Air Traffic Controller Jobs: Salary and Career Facts

Research what it takes to become an air traffic controller. Learn about education requirements, job responsibilities, average salary and job outlook to find out if this is the career for you. Schools offering Aviation Management degrees can also be found in these popular choices.

What Is an Air Traffic Controller?

An air traffic controller is responsible for monitoring aircraft and directing pilots to ensure the safety flight of all planes. They approve pilots for take off and landing at airports. They must check to ensure runways and airspace is clear prior to doing so. They also use radar and monitor airplanes in the air. They keep pilots informed of any weather systems or other issues that may affect their flight. In the event of an emergency they are responsible for informing airport response staff.

Education or Training Required Get military experience as an air traffic controller, earn a non-engineering aviation degree from the FAA's Air Traffic Collegiate Training Initiative (AT-CTI) program, or obtain a bachelor's degree and three years of related work experience
Job Responsibilities Direct and monitor aircraft, provide flight path changes and inform pilots of hazardous conditions
Job Growth (2014-2024) -9%*
Average Salary (2015) $118,740*

Source: *U.S. Bureau of Labor Statistics

What Skills Do I Need to Become an Air Traffic Controller?

As an air traffic controller, your main job is to direct and monitor aircraft. According to the Occupational Information Network, you may provide flight path changes, inform pilots of hazardous weather conditions, direct ground traffic and transfer control of departing flights to traffic control centers (www.onetonline.org). In order to do this job effectively, you must also be able to work efficiently and quickly while possessing complete concentration as to the status of several airplanes. You may also need to be articulate and be decisive when interacting with pilots. The Federal Aviation Administration (FAA) states that air traffic controllers must be motivated, committed, self-confident and decisive (www.faa.gov).

What Education or Training Do I Need?

According to the FAA, there are three distinct ways you can become an air traffic controller through education and experience. You may be able to do this by choosing among three separate paths. The first way is to obtain military experience as an air traffic controller. The second option is to enroll in the FAA's Air Traffic Collegiate Training Initiative (AT-CTI) program to earn a 2- or 4-year non-engineering aviation degree. Numerous colleges and universities have joined with the FAA to offer the AT-CTI program. The third choice is to complete three years of related work experience or obtain a bachelor's degree.

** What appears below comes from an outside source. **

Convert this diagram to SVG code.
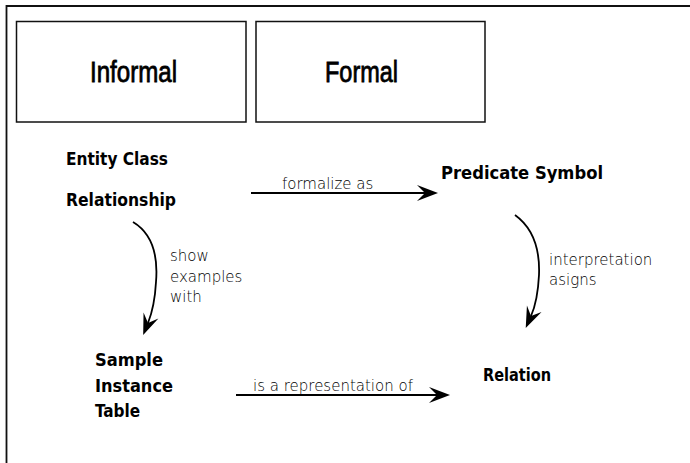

Many schools offer bachelor's degree programs in air traffic management or aviation technology. Courses may cover aviation law, tower operations and procedures, radar equipment and air traffic control regulations. In addition to classroom settings, you may use state-of-the-art simulation equipment, which may include a control tower, radar or air traffic control facility. These items may help replicate real-life air traffic control situations, such as directing and monitoring aircraft.

What Salary Should I Expect and What Is the Job Outlook?

Compensation for air traffic controllers may vary based upon level of experience and location. According to the U.S. Bureau of Labor Statistics (BLS), the FAA employs most controllers while a smaller amount of civilian controllers works for the U.S. Department of Defense. The BLS also reported that the average annual salary of air traffic controllers was $118,740 as of May 2015. The majority of workers earned between $66,780 and $172,590 annually. Between 2014 and 2024, the number of air traffic controller jobs is predicted to decline by 9%, according to the BLS. This is due to technological advances that will enable air traffic controllers to handle more traffic.

What Are Some Related Alternative Careers?

Air traffic controllers have some professional similarities to police, fire and ambulance dispatchers. Like air traffic controllers, police, fire and ambulance dispatchers use radio systems to communicate with police officers, firefighters and ambulance drivers. Police, fire and ambulance dispatchers receive incoming calls and then verify the necessary information and relay that information to the appropriate emergency service. They may stay connected to the person who has placed the call and the emergency services while they're en route and update the person waiting for help on the status of the emergency service professionals who have been dispatched. This is very similar to the work of an air traffic controller, because they may be receiving information that they need to relay to a pilot, or receive information from a pilot that needs to be relayed to airport officials or response teams. One of the key objectives of an air traffic controller is to ensure the safety of all crews and passengers aboard planes that they are monitoring, and the safety and well-being of those needing emergency services is a key focus of police, fire and ambulance dispatchers. The information that these professionals relay may be crucial in ensuring a prompt response to an emergency situation that helps save lives.